Sí, pensó Cris. Necesitaba la compañía de un ser vivo, de carne y hueso, completamente real, a quien pudiera tocar, para evitar que su mente acabara trastornada del todo. Echó de menos a Alba en aquellos momentos, pero ni por asomo la metería en aquel lío. Accedió a la propuesta de Tyron cuando él mencionó los hermosos caballos de las cuadras y le pareció una idea fantástica salir a cabalgar.
—¿Cree usted que nos permitirán hacerlo? —dudó él, con un gesto de asco al tomarse el café que se sirvió sólo por acompañarla—. Me han dicho que lord Killmar es muy remiso a permitir que nadie monte sus sementales.
—Despidió a dos mozos por eso, sí. Pero ahora no está en condiciones de prohibir nada. No creo que a Miriam le importe que ejercitemos un poco a los animales.
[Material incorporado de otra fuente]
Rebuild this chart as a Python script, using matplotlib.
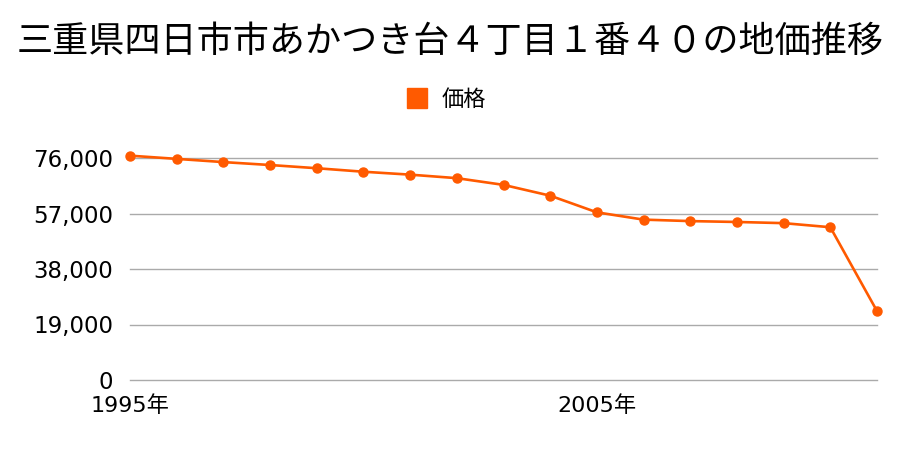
import matplotlib
matplotlib.use("Agg")
import matplotlib.pyplot as plt

plt.rcParams['font.family'] = ['Noto Sans CJK JP', 'DejaVu Sans']

years = list(range(1995, 2012))
prices = [76800, 75700, 74600, 73600, 72500, 71300, 70300, 69100, 66800,
          63100, 57400, 54900, 54400, 54100, 53700, 52300, 23600]
yticks = [0, 19000, 38000, 57000, 76000]
xticks = [1995, 2005]
xlabels = ["1995年", "2005年"]
title = "三重県四日市市あかつき台４丁目１番４０の地価推移"
color = "#ff5a00"
numfont = ['DejaVu Sans', 'Noto Sans CJK JP']

fig = plt.figure(figsize=(9, 4.5), dpi=100)
ax = fig.add_axes([130/900, 1-380/450, (877-130)/900, (380-158)/450])
ax.plot(years, prices, color=color, lw=1.9, marker="o", ms=6.5, clip_on=False,
        label="価格", zorder=3)
ax.set_xlim(1995, 2011)
ax.set_ylim(0, 76000)
ax.set_yticks(yticks)
ax.set_yticklabels([f"{v:,}" for v in yticks], fontsize=16.5, family=numfont)
ax.set_xticks(xticks)
ax.set_xticklabels(xlabels, fontsize=16, family=numfont)
ax.tick_params(axis="y", length=0, pad=12)
ax.tick_params(axis="x", length=0, pad=11)
for s in ax.spines.values():
    s.set_visible(False)
for v in yticks:
    ax.axhline(v, color="#aaaaaa", lw=1, zorder=1, clip_on=False)

fig.text(0.5, 1-42/450, title, ha="center", va="center", fontsize=26)
h = plt.Line2D([], [], color=color, marker="s", ls="none", ms=15)
fig.legend([h], ["価格"], loc="center", bbox_to_anchor=(440/900, 1-99/450),
           frameon=False, fontsize=16, handletextpad=0.1)

fig.savefig("out.png", dpi=100)
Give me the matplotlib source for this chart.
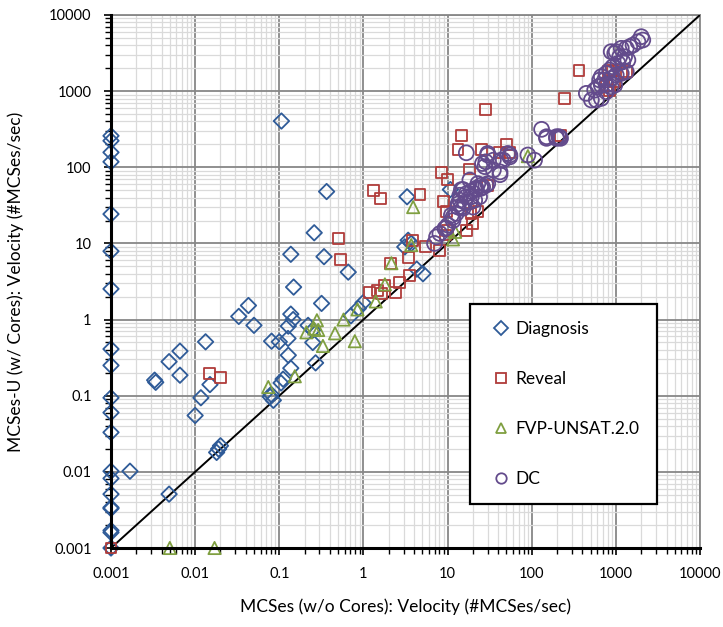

—No lo había pensado. —Ella se dio cuenta de que Tyron resultaba de veras atractivo y muy agradable. Se preguntó la causa por la que no le había caído en gracia en un primer momento, cuando cualquier mujer estaría encantada de ser el objeto de sus atenciones—. ¿No es cruel el destino? Un hombre que lo tiene todo y ahora se debate entre la vida y la muerte. La señora Kells dijo esta mañana que han llegado noticias sobre su estado. Sigue igual y, al parecer, los médicos están perplejos. Es un caso tan extraño…
—A pesar de la ciencia, se sabe muy poco sobre el coma.
—Me pregunto si sentirá algo una persona en ese estado.
—Supongo que no. ¡Sería horrible! No me encuentro en condiciones de charlar sobre ese tema. —Se levantó—. Lo lamento. Disculpe.
—Entonces olvidemos el asunto y vayamos a cabalgar. Hay un pueblecito cercano que es precioso. Muy pintoresco. Antiguamente, pertenecía al feudo de los Killmar.
Cristina subió en busca de un grueso chaquetón para protegerse del frío. Cuando bajó, Tyron le sonrió con dulzura.
—Es increíble, pero cuanta más ropa lleva encima, más bonita parece —bromeó.
—¿Nunca habla en serio? —rió ella.
—Procuro no hacerlo, es malo para la salud. Me va a perdonar, pero no quiero regresar sin una foto suya. Me encanta presumir ante mis amigos. Déme un minuto y regreso. No le importa, ¿verdad?
Subió a la carrera hacia el piso superior y ella caminó hacia la salida principal. El día había amanecido espléndido, aunque frío, y prometía seguir así. La vista del jardín que rodeaba el castillo era tan encantadora, que Cristina perdió la noción del tiempo hasta que Tyron apareció junto a ella, encandilado como un chiquillo y mostrando una cámara digital de última generación.
Rob en persona se encargó de dar instrucciones a los mozos de las cuadras para que ensillasen a dos de los mejores sementales. El de Tyron era un caballo de color mostaza y el de Cristina un pinto. Cuando se disponía a montar, un relincho a su espalda la hizo descubrir un hermoso caballo negro zaino. Hacía mucho que no cabalgaba, pero algo la impulsó a pedir que ensillasen aquel magnífico ejemplar. Dargo habría tenido uno similar, pensó, admirando el animal. No lo imaginaba en otro tipo de montura.
—¿Va a caballo con frecuencia? —preguntó Parnell, acomodándose sobre la silla, luego de ayudarla a montar a ella.